> Records provided

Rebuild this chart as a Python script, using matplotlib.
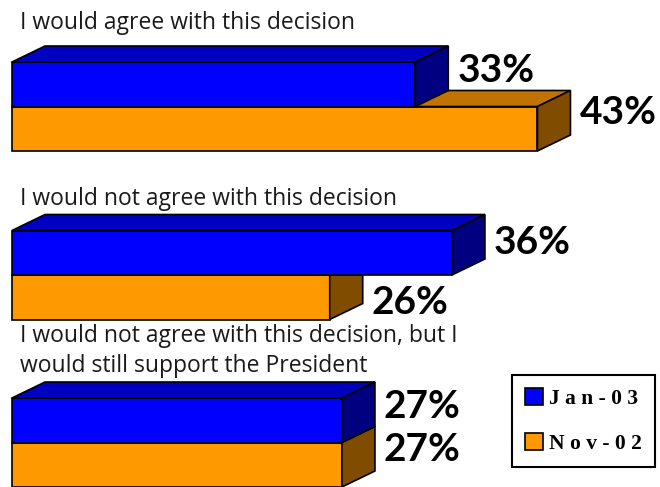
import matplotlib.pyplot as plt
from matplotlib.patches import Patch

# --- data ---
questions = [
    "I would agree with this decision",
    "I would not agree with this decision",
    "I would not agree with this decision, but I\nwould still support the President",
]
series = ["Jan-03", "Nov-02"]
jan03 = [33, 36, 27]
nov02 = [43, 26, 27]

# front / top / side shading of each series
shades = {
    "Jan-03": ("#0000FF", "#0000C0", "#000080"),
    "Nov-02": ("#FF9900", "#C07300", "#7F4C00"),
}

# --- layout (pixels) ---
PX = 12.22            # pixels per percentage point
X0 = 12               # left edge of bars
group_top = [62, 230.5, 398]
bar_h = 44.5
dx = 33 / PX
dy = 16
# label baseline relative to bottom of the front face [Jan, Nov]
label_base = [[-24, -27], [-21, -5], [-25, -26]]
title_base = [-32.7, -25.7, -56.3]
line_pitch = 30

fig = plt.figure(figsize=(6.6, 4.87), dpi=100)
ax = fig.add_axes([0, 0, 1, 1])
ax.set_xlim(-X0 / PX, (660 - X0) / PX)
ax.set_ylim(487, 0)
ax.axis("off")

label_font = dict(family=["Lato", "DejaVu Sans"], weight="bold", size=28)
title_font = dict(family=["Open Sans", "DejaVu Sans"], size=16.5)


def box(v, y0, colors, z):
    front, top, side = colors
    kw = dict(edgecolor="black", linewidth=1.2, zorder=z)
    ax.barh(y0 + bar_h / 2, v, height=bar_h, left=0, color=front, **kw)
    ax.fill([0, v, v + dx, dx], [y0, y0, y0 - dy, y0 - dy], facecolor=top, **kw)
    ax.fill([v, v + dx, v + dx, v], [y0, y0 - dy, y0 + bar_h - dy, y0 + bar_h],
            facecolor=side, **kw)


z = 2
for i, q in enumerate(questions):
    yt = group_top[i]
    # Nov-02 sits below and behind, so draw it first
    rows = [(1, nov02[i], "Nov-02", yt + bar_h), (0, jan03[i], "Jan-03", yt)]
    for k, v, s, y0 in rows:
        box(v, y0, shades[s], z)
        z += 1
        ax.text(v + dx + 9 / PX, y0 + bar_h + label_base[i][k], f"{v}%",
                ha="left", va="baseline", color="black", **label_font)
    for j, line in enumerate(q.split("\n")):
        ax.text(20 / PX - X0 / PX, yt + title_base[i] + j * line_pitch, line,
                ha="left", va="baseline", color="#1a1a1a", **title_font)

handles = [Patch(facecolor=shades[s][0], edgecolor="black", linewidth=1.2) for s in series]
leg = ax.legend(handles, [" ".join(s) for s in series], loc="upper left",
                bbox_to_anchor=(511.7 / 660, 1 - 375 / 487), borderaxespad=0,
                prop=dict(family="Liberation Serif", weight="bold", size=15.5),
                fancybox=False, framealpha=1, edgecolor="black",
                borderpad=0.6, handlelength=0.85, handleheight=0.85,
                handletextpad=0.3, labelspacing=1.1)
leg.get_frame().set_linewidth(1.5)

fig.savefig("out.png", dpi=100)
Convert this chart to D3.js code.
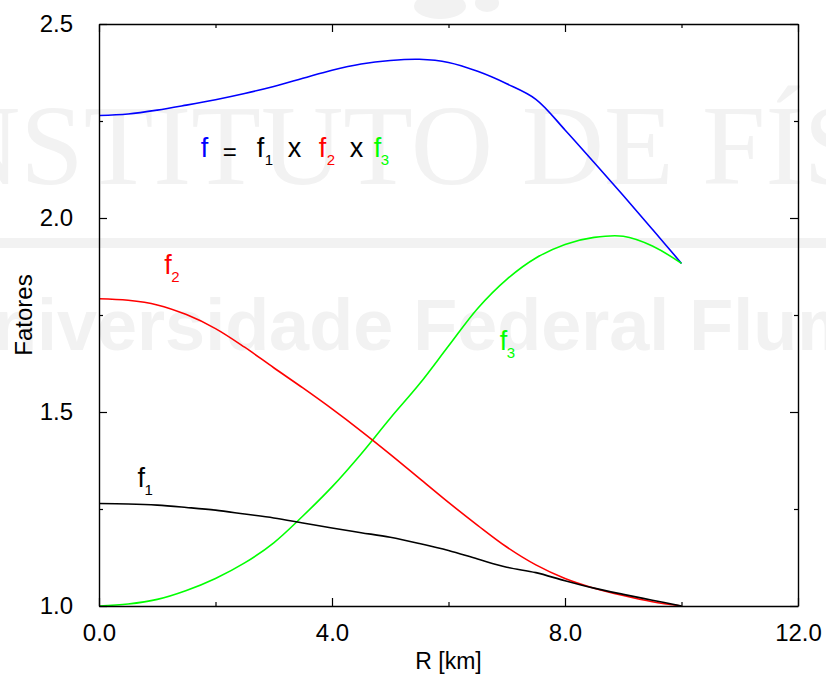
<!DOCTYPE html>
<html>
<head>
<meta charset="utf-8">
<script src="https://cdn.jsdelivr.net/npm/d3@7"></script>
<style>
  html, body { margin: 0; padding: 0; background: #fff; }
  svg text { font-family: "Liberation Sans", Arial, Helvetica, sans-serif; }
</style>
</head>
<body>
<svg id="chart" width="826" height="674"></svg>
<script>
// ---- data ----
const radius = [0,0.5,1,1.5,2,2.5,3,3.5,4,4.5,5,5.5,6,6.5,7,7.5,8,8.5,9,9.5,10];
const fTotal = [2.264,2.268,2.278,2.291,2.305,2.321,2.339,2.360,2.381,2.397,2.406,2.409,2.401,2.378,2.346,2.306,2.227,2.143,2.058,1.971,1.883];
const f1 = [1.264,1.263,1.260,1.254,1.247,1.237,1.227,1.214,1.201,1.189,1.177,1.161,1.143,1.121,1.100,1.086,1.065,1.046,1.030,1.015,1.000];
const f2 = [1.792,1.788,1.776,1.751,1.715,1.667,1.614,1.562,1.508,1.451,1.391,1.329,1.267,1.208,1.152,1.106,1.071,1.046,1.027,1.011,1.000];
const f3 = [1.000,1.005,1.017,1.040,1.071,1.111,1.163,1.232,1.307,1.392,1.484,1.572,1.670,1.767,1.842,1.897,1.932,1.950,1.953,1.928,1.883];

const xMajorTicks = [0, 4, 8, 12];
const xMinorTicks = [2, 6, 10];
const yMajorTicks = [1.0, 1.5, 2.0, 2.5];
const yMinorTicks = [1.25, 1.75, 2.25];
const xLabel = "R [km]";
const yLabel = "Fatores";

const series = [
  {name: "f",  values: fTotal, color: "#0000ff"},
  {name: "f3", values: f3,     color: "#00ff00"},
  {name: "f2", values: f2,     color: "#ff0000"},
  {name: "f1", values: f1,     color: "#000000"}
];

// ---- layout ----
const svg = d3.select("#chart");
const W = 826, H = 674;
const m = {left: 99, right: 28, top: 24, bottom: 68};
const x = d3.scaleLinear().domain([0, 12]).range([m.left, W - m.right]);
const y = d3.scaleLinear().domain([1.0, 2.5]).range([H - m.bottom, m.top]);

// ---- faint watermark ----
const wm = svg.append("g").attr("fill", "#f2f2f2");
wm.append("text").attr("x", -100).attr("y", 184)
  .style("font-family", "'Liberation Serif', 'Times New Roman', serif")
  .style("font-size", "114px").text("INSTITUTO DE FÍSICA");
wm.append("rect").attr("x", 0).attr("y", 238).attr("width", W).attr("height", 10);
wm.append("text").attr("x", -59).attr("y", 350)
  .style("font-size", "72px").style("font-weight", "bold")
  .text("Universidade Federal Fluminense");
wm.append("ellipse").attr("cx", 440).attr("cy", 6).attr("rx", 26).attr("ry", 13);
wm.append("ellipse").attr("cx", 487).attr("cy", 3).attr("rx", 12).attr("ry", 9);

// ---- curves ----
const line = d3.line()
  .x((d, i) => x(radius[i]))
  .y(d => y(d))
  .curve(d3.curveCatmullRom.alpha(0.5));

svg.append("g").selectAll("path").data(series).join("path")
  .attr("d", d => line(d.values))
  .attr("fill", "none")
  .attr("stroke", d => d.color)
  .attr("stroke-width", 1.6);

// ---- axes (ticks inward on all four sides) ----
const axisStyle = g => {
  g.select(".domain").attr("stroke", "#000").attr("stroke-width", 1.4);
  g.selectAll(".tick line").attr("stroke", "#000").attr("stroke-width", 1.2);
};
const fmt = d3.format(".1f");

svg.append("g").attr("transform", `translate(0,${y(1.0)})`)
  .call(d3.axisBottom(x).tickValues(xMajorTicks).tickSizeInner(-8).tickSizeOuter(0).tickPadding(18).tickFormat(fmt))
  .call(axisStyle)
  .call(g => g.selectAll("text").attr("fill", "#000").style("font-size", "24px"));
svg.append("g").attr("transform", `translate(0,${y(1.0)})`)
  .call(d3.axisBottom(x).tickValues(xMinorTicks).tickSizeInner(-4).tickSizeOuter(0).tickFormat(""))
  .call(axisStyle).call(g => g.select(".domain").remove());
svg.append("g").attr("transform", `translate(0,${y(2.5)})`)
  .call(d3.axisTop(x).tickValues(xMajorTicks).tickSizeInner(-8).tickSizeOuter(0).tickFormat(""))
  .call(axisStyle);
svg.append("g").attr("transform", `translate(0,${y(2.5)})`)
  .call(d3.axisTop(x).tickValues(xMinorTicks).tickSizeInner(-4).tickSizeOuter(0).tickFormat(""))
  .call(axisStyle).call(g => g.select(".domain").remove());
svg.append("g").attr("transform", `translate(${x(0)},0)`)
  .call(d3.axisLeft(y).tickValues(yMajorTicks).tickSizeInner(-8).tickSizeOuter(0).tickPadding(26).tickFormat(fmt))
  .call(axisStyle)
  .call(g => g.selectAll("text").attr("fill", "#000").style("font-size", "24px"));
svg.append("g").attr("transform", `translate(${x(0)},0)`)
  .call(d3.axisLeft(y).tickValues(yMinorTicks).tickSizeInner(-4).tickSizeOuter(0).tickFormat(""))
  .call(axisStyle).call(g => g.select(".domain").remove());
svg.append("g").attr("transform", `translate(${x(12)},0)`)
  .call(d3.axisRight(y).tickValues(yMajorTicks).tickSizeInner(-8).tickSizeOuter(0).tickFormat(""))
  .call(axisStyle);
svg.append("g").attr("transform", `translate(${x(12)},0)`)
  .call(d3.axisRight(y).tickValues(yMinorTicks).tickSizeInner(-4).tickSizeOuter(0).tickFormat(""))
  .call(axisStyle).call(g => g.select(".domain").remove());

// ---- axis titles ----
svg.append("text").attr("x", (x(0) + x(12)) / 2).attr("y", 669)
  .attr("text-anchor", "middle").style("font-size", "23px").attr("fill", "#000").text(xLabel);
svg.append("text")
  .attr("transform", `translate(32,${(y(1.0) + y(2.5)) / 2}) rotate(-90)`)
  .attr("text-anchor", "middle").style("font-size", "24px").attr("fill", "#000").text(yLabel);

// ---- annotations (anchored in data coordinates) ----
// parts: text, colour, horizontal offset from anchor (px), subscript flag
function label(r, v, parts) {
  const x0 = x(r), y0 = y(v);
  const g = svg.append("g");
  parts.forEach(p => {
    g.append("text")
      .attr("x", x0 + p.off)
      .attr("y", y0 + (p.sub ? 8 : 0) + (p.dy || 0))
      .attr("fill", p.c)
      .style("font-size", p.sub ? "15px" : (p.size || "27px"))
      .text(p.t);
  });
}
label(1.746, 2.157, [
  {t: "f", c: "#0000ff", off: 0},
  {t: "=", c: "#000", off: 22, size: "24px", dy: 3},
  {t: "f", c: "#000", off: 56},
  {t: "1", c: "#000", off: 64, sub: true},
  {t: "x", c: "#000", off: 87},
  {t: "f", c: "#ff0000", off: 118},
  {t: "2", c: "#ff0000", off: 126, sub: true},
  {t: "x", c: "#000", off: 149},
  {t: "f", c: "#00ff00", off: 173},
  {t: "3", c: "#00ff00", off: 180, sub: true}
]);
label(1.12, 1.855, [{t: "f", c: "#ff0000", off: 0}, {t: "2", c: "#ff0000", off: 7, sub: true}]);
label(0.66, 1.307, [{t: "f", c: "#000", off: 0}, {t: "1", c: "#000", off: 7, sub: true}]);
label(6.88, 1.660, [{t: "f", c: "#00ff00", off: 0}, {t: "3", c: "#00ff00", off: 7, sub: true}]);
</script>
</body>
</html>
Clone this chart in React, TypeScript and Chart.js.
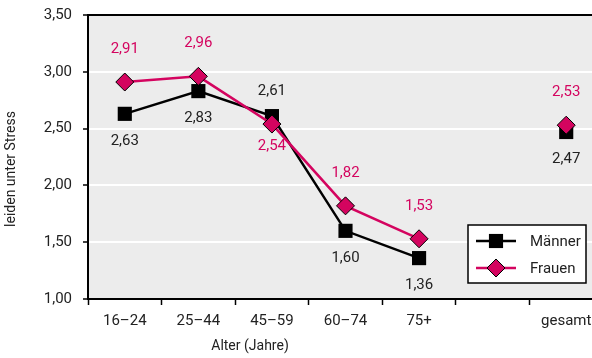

> Challenge
The images in the entries above should be left out; please reproduce exactly the lines from the first through the one containing "from matplotlib.patches import Patch".

> Output for this task
Rebuild this chart as a Python script, using matplotlib.
import matplotlib.pyplot as plt
from matplotlib.patches import Patch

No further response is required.